The ZF-Intarder brake system, which is small enough to integrate into commercial vehicle transmissions, is celebrating a special anniversary after one million units were produced.
The first ZF-Intarder rolled off the production line in 1992. It has proved a hit with commercial vehicle manufacturers and operators – mainly because of its environmental, cost and safety benefits.
The Instarder system is capable of assuming 90 per cent of all braking, while leaving the main service brake still free.
The system is compatible with a huge range of manual and automatic ZF commercial vehicle transmissions including the ZF synchromesh transmissions with 9,12 and 16 gears as well as the automatic AS Tronic, TC Tronic and TraXon transmissions.
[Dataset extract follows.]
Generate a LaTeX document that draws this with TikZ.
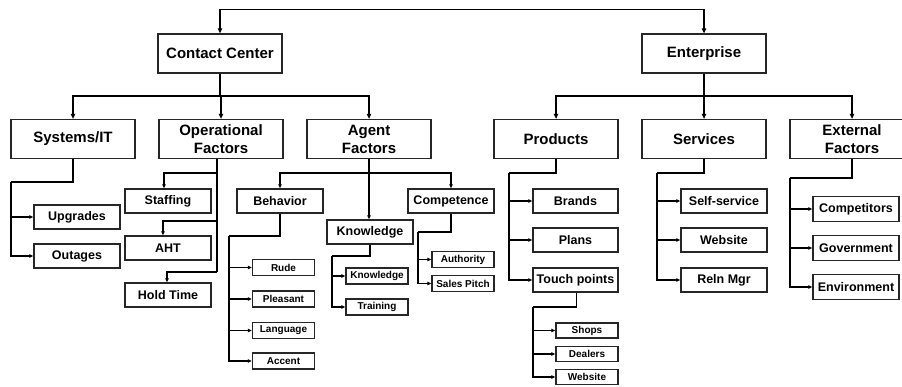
\documentclass[tikz,border=0pt]{standalone}
\usepackage{fontspec}
\setmainfont{Liberation Sans}
\usetikzlibrary{arrows.meta}
\tikzset{
 box/.style={draw=black!85, line width=1.3pt, inner sep=0pt, align=center},
 bigbox/.style={box, minimum width=124pt, minimum height=39pt, font=\fontsize{15}{18}\selectfont\bfseries},
 midbox/.style={box, minimum width=86pt, minimum height=24pt, font=\fontsize{12.5}{14}\selectfont\bfseries},
 smallbox/.style={box, minimum width=62pt, minimum height=16pt, font=\fontsize{10}{12}\selectfont\bfseries},
 wire/.style={line width=1.1pt},
 link/.style={wire, -{Triangle[length=5pt,width=4.5pt]}},
 leaflink/.style={wire, -{Triangle[length=4pt,width=3.5pt]}},
}
\begin{document}
\begin{tikzpicture}[x=1pt,y=-1pt]
 \useasboundingbox (0,0) rectangle (902,386);
 \clip (0,0) rectangle (902,386);
 % top two trees
 \node[bigbox] (cc) at (220,53.5) {Contact Center};
 \node[bigbox] (ent) at (704,53.5) {Enterprise};
 \coordinate (top) at (462,9.5);
 \draw[link] (top) -| (cc);
 \draw[link] (top) -| (ent);
 \node[bigbox] (sys) at (73,139) {Systems/IT};
 \node[bigbox] (op) at (221,139) {Operational\\Factors};
 \node[bigbox] (ag) at (369,139) {Agent\\Factors};
 \node[bigbox] (prod) at (556,139) {Products};
 \node[bigbox] (serv) at (704,139) {Services};
 \node[bigbox] (ext) at (852,139) {External\\Factors};
 \coordinate (ccbus) at (220,96);
 \coordinate (entbus) at (704,96);
 \draw[wire] (cc.south) -- (ccbus);
 \draw[wire] (ent.south) -- (entbus);
 \foreach \n in {sys,op,ag} {\draw[link] (ccbus) -| (\n);}
 \foreach \n in {prod,serv,ext} {\draw[link] (entbus) -| (\n);}
 % systems
 \coordinate (sysbend) at (11,182);
 \draw[wire] (sys.south) |- (sysbend);
 \foreach \n/\y/\t in {upg/217/Upgrades,outg/256/Outages} {
  \node[midbox] (\n) at (77,\y) {\t};
  \draw[leaflink] (sysbend) |- (\n.west);
 }
 % operational
 \node[midbox] (staff) at (168,201) {Staffing};
 \node[midbox] (aht) at (168,248) {AHT};
 \node[midbox] (hold) at (168,295) {Hold Time};
 \coordinate (opa) at (217,173);
 \coordinate (opb) at (217,221);
 \coordinate (opc) at (217,272);
 \draw[wire] (op.south -| opa) -- (opc);
 \draw[leaflink] (opa) -| ([xshift=-4pt]staff.north);
 \draw[leaflink] (opb) -| ([xshift=-5pt]aht.north);
 \draw[leaflink] (opc) -| ([xshift=-1pt]hold.north);
 % agent
 \node[midbox] (beh) at (280,201) {Behavior};
 \node[midbox] (comp) at (451,201) {Competence};
 \node[midbox] (kno) at (370,232) {Knowledge};
 \coordinate (agbus) at (369,173);
 \draw[leaflink] (ag.south) -- (ag.south |- kno.north);
 \draw[leaflink] (agbus) -| (beh);
 \draw[leaflink] (agbus) -| (comp);
 \coordinate (behbend) at (229,236);
 \draw[wire] (beh.south) |- (behbend);
 \foreach \n/\y/\t in {rude/267.5/Rude,pleas/299/Pleasant,lang/330.5/Language,acc/361/Accent} {
  \node[smallbox] (\n) at (283.5,\y) {\t};
  \draw[leaflink] (behbend) |- (\n.west);
 }
 \coordinate (knobend) at (332,256);
 \draw[wire] (kno.south) |- (knobend);
 \foreach \n/\y/\t in {knoa/276/Knowledge,train/307/Training} {
  \node[smallbox] (\n) at (377,\y) {\t};
  \draw[leaflink] (knobend) |- (\n.west);
 }
 \coordinate (compbend) at (418,232);
 \draw[wire] (comp.south) |- (compbend);
 \foreach \n/\y/\t in {auth/259.5/Authority,pitch/283.5/Sales Pitch} {
  \node[smallbox] (\n) at (463,\y) {\t};
  \draw[leaflink] (compbend) |- (\n.west);
 }
 % products
 \coordinate (prodbend) at (509,173);
 \draw[wire] (prod.south) |- (prodbend);
 \foreach \n/\y/\t in {brand/201/Brands,plan/240/Plans,touch/280/Touch points} {
  \node[midbox,minimum width=85pt] (\n) at (575.5,\y) {\t};
  \draw[leaflink] (prodbend) |- (\n.west);
 }
 \coordinate (touchbend) at (533,307);
 \draw[wire] ([xshift=1pt]touch.south) |- (touchbend);
 \foreach \n/\y/\t in {shop/330.5/Shops,deal/354/Dealers,weba/377/Website} {
  \node[smallbox,minimum height=15pt] (\n) at (587,\y) {\t};
  \draw[leaflink] (touchbend) |- (\n.west);
 }
 % services
 \coordinate (servbend) at (657,173);
 \draw[wire] (serv.south) |- (servbend);
 \foreach \n/\y/\t in {self/201/Self-service,webb/240/Website,reln/280/Reln Mgr} {
  \node[midbox] (\n) at (724,\y) {\t};
  \draw[leaflink] (servbend) |- (\n.west);
 }
 % external
 \coordinate (extbend) at (790,178);
 \draw[wire] (ext.south) |- (extbend);
 \foreach \n/\y/\t in {compt/209/Competitors,gov/248/Government,env/287/Environment} {
  \node[midbox,minimum height=25pt] (\n) at (856,\y) {\t};
  \draw[leaflink] (extbend) |- (\n.west);
 }
\end{tikzpicture}
\end{document}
Since its introduction to the market, the Intarder system has proved popular with rail and crane manufacturers as well as truck and bus makers.
Winfried Gründler, Head of the Truck & Van Driveline Technology Business Unit in the ZF Commercial Vehicle Technology Division said: “The ZF-Intarder fulfills several requirements simultaneously: it increases comfort and safety, lowers maintenance costs and improves environmental compatibility.”
One of many reasons for the Intarder’s popularity is its compact size. Because it is small, the auxiliary brake can be built into the transmission where it provides additional support for engine braking and relieves stress on the main brake by as much as 90 per cent.
This leaves the main braking system free and cool so that its full capacity can be utilised in emergencies.
Commercial vehicles need instant access to their braking force. When it comes to descending steep slopes, bus and truck drivers need to be confident that their braking force can be applied quickly to stop when necessary.
The high-performance 4,000 Nm brake torque available within one second helps ensure this. ZF claim that this torque can decelerate a 38-ton vehicle with 816 brake horsepower downhill. As well as boosting safety, the system can also reduce wear to brake disks and linings, therefore minimising maintenance costs for operators.
Drivers also benefit from increased comfort. They can set a desired cruising speed and the transmission control unit will take over downhill drive and Intarder activation without input from the driver.
The Intarder system also minimises the creation of brake dust. Over the one million units, ZF estimates that they have saved around 60,000 tons of brake dust.
The one million production mark was only made reachable by significant boost to the volume of production.
“Thanks to high demand, ZF has been able to almost double production capacity in the last eight years,” said Winfried Gründler. “After the start of volume production, it took 16 years to reach half a million Intarders in 2008. Just eight years later, we have been able to make the jump to one million.”